Especialistas divergem sobre os rumos da operação no centro
Especialistas na área de atendimento a usuários de drogas e políticas públicas para o setor divergem sobre a ação na cracolândia.
Carlos Salgado, psiquiatra e conselheiro da Associação Brasileira de Estudo de Álcool e Drogas, vê positivamente a ação da PM, como primeira etapa. "A operação policial é parte relevante. É positivo reorganizar o ambiente geográfico ali, de forma a tornar a droga menos disponível".
Salgado também concorda com a divisão em etapas. "Uma ação mais integrada, com mais complexidade, traria mais resultados? Sim. Mas em geral, não é o mais comum. Então fazer em três etapas, faz sentido."
Para o psiquiatra, "se o fluxo da droga for suspenso e o usuário for abordado por um agente de saúde, o coração dele pode bater mais forte para o lado de sair do vício."
"A questão inicial é o controle do tráfico. A sociedade tem que achar um jeito.
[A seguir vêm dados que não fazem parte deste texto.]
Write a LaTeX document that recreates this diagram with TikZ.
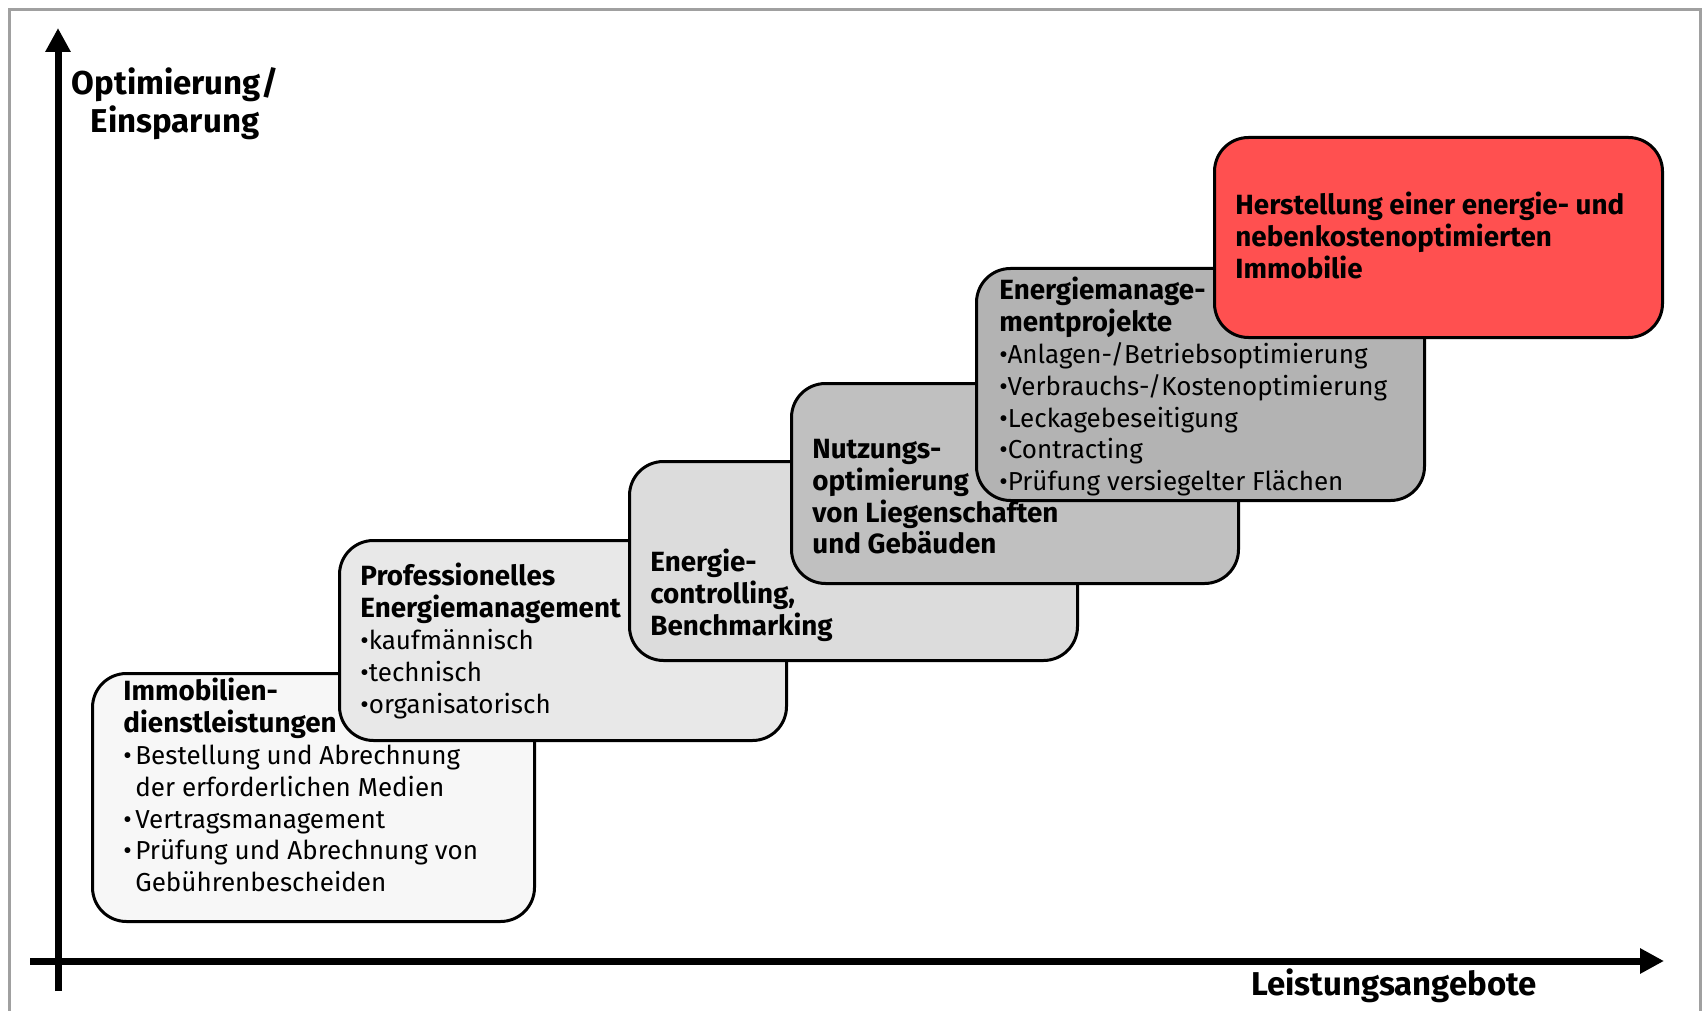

A realidade amarga é que uma minoria aceita tratamento".
O psiquiatra também acredita que, embora os usuários não representem risco grande aos agentes de saúde, os traficantes acabam impedindo a ação dos profissionais.
INTEGRAÇÃO
Mas há quem discorde. "Eu não entendi nada. A gente tinha um projeto para a cracolândia. E não era operação policial", afirma a psiquiatra Ana Cecília Marques, que participou de reuniões entre governo estadual e prefeitura sobre a ação na região.
Ela diz que abandonou as discussões ao perceber que "as coisas não iam para o lado certo". A psiquiatra, que é professora da Unifesp, defendia a articulação de todos os órgãos da rede de atendimento aos usuários de drogas -como albergues, centros de convivência e leitos para internação- antes do início da operação.
O sociólogo e coordenador do Núcleo de Estudos sobre Violência e Políticas Alternativas da Unesp, José dos Reis Santos Filho, concorda. "O Estado deve ocupar o espaço perdido para o tráfico, mas é preciso saber antes quais são as alternativas que existem para acomodar os usuários".
Renato de Vitto, defensor público e coordenador da comissão de Justiça e Segurança do IBCCrim (Instituto Brasileiro de Ciências Criminais), acha "quase pueril imaginar que a polícia vai acabar com o tráfico da cracolândia em 30 dias. Se conseguisse, teria feito nos últimos 20 anos".